“Joint sessions are a waste of time,” said the judge conducting a mediation in which I was representing one of the parties. In that mediation I was asking for a joint session, but the judge still blocked us from doing one because the other side would not agree. I’ll tell you what turned out to be a waste of time: that entire day of mediation in which I was assured that the mediator/judge would get the other side to agree to our side’s last proposal, but could not, leaving us with egg on our faces now that the other side knew our “bottom line” position and would use that as a starting point for the next round of negotiations.

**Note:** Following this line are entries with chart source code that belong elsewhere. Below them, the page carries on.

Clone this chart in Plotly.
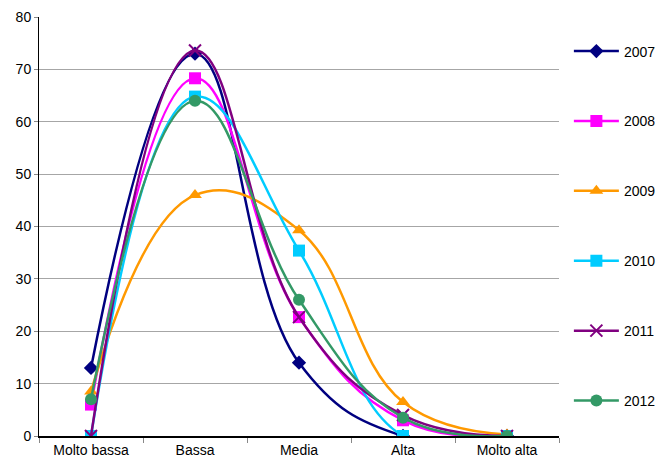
import plotly.graph_objects as go

categories = ["Molto bassa", "Bassa", "Media", "Alta", "Molto alta"]
years = ["2007", "2008", "2009", "2010", "2011", "2012"]
v2007 = [13, 73, 14, 0, 0]
v2008 = [6, 68.3, 22.7, 3, 0]
v2009 = [8.5, 46, 39.3, 6.5, 0.3]
v2010 = [0, 64.8, 35.4, 0, 0]
v2011 = [0, 73.6, 22.7, 4, 0]
v2012 = [7, 64, 26, 3.5, 0]
series = [v2007, v2008, v2009, v2010, v2011, v2012]

colors = ["#000080", "#FF00FF", "#FF9900", "#00CCFF", "#800080", "#339966"]
symbols = ["diamond", "square", "triangle-up", "square", "x-thin", "circle"]
sizes = [11, 12, 12, 12, 12, 12]

fig = go.Figure()
for i, (name, vals) in enumerate(zip(years, series)):
    marker = dict(color=colors[i], symbol=symbols[i], size=sizes[i])
    if symbols[i] == "x-thin":
        marker["line"] = dict(color=colors[i], width=2)
    fig.add_trace(go.Scatter(
        x=categories, y=vals, name=name, mode="lines+markers",
        line=dict(color=colors[i], width=2.5, shape="spline", smoothing=1.2),
        marker=marker, legendgroup=name,
    ))

fig.update_layout(
    width=669, height=468,
    margin=dict(l=31, r=118, t=9, b=40),
    plot_bgcolor="white", paper_bgcolor="white",
    font=dict(family="Liberation Sans, Arial, sans-serif", size=14, color="black"),
    showlegend=True,
    legend=dict(x=1.019, xanchor="left", y=0.956, yanchor="top",
                tracegroupgap=48.7, itemwidth=45, font=dict(size=14),
                bgcolor="rgba(0,0,0,0)"),
    xaxis=dict(showline=True, linecolor="black", linewidth=1.5,
               ticks="outside", tickson="boundaries", ticklen=5, tickcolor="#888",
               showgrid=False, range=[-0.5, 4.5], automargin=False),
    yaxis=dict(range=[0, 80], dtick=10, showline=True, linecolor="black", linewidth=1,
               ticks="outside", ticklen=4, tickcolor="#888",
               showgrid=True, gridcolor="#A6A6A6", gridwidth=1, zeroline=False,
               automargin=False),
)

fig.write_html("out.html")
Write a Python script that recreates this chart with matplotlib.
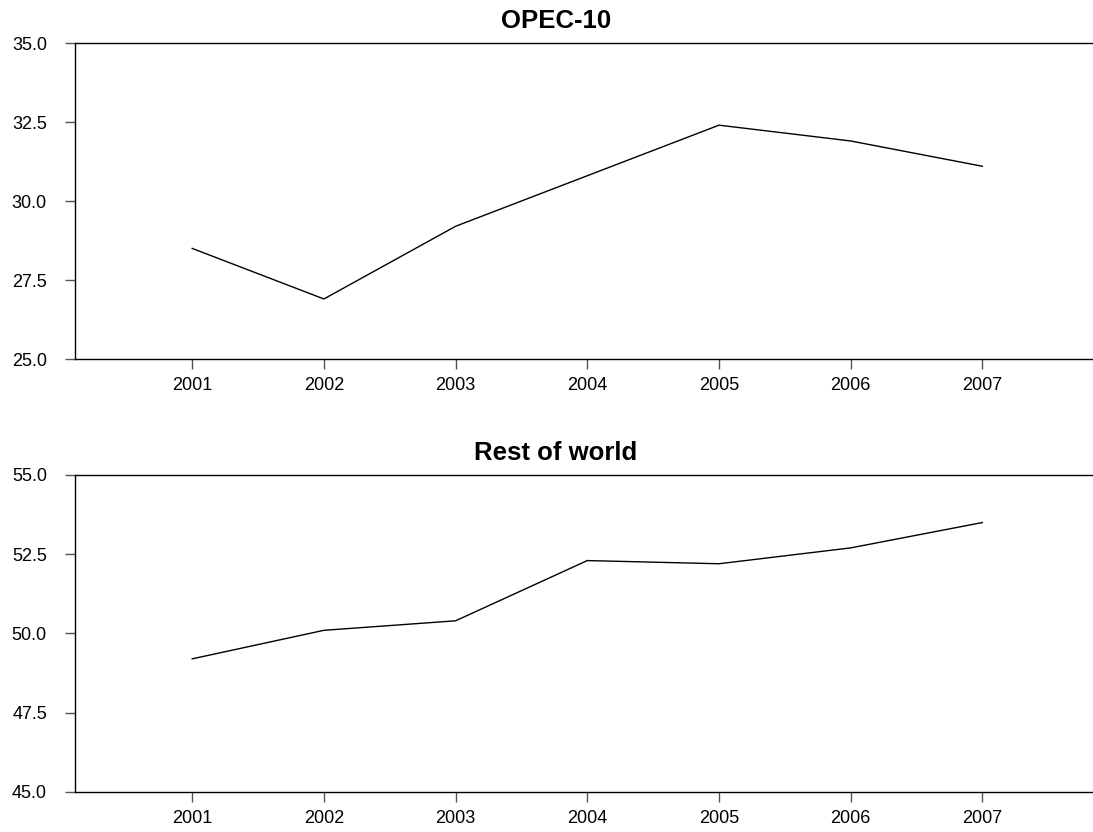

What is a waste of time is waiting for an hour for the mediator to return from the other room, while our side stews in its own simmering juices wondering what is happening in there. What is a waste of time when the mediator finally comes back is that we spend another hour to try to persuade the mediator of the rightness of our position, because there is no one else in the room left to persuade. The mediator is not even a decision-maker in the process. Why are we trying to prove to him or her we are correct? Moreover, the mediator is trying their hardest to remain “neutral,” and is actively trying to be avoid succumbing to our entreaties. The mediator is instead thinking of counter-arguments to use against us. That is how a whole day can go by without making much progress. All to avoid “wasting time” talking directly to the other side.
“Joint sessions are a waste of time,” parties frequently say to me when I suggest them, pretty much every time I act as mediator. “Why?” I ask. “Because they just get people angry, because they just get people more entrenched in their positions.” I respond, “well what if we just use the joint session to exchange factual information, or what if we agree beforehand not to argue with each other during the joint session, but instead promise to listen to whatever the other side says and try to understand it. Not necessarily agree to it, but understand it.” Under those conditions parties and attorneys more often prove willing to try. In fact they are often intrigued that a joint session can be managed that way, and curious to see what might happen in those circumstances. Imagine how it has become a revelation to people to think of mediation as a process of communicating and understanding. Instead it has devolved into a process often at direct odds with those original goals.
But whenever we can manage to persuade people to talk to one another, we prove that the problem with joint sessions is that we are doing them wrong and we should try to do better.